In this second stage of the dicastery’s commitment to those affected by deafness, recommendations were received and began to be implemented which arose at the end of the International Conference “Ephphata! The Deaf Person in the Life of the Church,” held last November in the Vatican. This result was obtained thanks to the active participation and support of exponents of the pontifical council and of other Vatican offices, of the Italian episcopal conference and of the dioceses of Rome, Bari, Brescia, Foggia, Chieti, Crotone, Padua, Patti, Vicenza, Bologna, Palermo, Sulmona, Aquila, Imperia, Agrigento, Teramo, Assisi, Florence, Foligno, Frosinone, Salerno, Milan, Trani, Modena, Tursi-Lagonegro, Venice, Messina, Perusa, Terni, Rimini and Pordenone. Added to them are the religious personnel, specialists and volunteers. A great contribution was also made by the representatives of the Church in America, Spain, Ireland, and Germany, who came to Rome for the Congress.
 
These are, in synthesis, the priorities and instruments delineated during these working days:
 
1. To offer local and particular churches the instruments to begin to work “for and with” deaf persons, beginning both from specific elements for pastoral programming as well as multimedia subsidies.
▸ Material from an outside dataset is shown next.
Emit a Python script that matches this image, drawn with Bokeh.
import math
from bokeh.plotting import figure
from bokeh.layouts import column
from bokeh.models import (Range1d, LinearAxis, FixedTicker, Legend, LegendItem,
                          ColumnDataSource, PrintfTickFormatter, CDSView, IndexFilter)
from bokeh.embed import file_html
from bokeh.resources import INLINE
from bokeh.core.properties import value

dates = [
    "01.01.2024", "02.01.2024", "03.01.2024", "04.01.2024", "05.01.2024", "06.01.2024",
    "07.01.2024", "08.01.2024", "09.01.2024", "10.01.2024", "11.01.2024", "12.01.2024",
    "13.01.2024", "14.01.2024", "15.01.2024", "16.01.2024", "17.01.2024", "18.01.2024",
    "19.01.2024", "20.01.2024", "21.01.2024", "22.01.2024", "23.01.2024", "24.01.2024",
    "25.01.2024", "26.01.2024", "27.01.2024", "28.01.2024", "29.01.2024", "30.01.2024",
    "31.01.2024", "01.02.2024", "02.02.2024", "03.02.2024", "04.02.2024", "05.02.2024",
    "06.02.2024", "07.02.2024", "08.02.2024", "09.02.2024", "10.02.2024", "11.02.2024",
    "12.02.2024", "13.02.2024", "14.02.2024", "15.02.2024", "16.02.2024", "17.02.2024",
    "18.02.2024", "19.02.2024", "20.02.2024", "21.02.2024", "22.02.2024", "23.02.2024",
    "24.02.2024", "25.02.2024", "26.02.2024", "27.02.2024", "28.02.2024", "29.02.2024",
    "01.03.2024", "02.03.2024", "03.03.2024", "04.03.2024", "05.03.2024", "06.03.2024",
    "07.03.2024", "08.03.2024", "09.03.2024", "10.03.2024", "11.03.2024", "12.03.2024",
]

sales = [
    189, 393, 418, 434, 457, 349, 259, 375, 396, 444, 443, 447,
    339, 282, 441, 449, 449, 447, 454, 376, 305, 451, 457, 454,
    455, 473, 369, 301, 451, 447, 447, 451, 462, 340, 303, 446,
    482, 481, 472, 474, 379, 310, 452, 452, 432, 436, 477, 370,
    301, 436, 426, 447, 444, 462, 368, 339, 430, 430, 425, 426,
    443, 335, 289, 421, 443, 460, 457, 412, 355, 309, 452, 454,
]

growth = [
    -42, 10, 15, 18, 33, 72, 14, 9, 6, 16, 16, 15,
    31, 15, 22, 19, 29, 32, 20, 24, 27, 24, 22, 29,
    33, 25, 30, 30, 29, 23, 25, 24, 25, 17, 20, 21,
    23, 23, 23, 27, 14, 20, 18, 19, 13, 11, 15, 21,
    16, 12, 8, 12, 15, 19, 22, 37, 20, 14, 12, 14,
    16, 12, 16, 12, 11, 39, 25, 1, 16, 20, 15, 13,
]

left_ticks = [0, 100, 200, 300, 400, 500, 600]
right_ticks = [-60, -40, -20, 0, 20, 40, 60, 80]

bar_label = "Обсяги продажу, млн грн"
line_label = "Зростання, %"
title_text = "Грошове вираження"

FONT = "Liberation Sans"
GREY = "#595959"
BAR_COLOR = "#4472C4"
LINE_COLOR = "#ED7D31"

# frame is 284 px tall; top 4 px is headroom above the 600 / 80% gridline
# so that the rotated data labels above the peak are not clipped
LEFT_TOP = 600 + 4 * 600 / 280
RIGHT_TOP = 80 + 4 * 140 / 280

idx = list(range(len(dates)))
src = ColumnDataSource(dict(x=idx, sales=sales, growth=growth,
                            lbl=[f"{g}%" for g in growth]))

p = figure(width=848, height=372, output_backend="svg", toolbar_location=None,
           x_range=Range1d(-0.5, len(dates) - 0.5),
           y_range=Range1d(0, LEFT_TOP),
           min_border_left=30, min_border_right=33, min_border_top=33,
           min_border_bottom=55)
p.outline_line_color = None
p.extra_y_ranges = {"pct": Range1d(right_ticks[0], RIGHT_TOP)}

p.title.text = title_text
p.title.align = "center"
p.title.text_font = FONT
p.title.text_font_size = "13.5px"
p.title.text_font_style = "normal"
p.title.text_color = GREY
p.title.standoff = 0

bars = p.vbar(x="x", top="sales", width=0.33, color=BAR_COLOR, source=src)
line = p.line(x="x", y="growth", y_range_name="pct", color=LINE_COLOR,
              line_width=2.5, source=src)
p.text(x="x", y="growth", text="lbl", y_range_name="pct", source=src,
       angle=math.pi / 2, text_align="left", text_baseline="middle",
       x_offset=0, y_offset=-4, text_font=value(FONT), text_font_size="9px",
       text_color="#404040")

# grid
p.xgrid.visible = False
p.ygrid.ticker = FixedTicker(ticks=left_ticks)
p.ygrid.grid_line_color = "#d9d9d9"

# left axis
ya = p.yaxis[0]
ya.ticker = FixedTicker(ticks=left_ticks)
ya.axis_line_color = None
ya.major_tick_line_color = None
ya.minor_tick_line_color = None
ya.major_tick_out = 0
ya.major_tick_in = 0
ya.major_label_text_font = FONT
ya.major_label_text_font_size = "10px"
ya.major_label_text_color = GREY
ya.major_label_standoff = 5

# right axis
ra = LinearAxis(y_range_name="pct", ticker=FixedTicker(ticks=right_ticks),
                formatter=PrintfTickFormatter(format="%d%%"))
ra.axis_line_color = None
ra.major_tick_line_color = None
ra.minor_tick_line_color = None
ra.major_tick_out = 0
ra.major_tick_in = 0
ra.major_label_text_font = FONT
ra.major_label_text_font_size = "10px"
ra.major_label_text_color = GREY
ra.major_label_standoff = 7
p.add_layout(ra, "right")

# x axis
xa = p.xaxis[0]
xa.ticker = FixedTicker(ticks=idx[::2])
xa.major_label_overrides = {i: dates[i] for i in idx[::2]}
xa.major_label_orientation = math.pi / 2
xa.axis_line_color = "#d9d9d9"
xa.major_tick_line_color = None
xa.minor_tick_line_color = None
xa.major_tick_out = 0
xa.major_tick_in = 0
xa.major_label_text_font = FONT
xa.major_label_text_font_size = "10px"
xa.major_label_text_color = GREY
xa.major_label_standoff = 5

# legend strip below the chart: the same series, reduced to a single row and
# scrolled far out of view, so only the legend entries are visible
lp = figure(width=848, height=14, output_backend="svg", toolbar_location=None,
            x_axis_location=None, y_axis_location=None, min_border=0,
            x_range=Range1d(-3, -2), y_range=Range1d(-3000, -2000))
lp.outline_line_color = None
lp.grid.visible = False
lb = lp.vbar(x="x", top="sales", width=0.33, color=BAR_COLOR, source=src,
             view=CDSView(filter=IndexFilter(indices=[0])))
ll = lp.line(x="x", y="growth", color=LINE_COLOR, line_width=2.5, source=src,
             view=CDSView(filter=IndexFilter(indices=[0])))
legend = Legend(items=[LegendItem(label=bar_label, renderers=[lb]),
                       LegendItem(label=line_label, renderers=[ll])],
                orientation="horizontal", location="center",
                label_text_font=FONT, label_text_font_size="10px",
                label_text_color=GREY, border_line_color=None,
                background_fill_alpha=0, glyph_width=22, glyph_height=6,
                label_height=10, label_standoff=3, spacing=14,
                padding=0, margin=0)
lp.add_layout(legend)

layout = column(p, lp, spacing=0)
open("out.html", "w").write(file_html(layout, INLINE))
Among the latter, visual DVDs, which contain the translation in sign language, which will be used as an aid in the course of formation and participation in the life of the ecclesial community.
 
2. To take care and spread with particular commitment the “formation of formators,” in the first place of future priests, of religious personnel and of all pastoral agents.
 
3. As it emerged in this congress, it is considered of essential importance that, for example, in seminaries it be possible to come close to the reality of deaf people by learning: the basis of sign language, their historical and personal experience, that is, the difficulties they meet in society and in school, as well as in the Church. Such an outline of formation, with the due adaptations, can be used everywhere.
 
4. To make permanent, in the Pontifical Council for Health Care Ministry, the study group announced during the international conference. This organism will make possible the necessary qualities and uniformity of work carried out in this realm.
 
5. To create an Internet reference space, useful for the diffusion of initiatives, as well as for communication and exchange among those who work in the pastoral care of deaf persons.
 
6. To promote an ad hoc certification for those in the ecclesial realm translating into sign language. It is considered essential that a distinction be made between the “translator” and the “facilitator.” The latter must have sufficient religious competencies to enable him to follow correctly, for example, the course of a Eucharistic liturgy, the course of the religious function.
 
Finally, all the participants in the congress committed themselves to see that these operative conclusions are quickly made concrete, in response to what has been requested by merit of His Holiness Pope Benedict XVI and recalled during the opening of the works of this congress by the president of the dicastery, Archbishop Zygmunt Zimowski.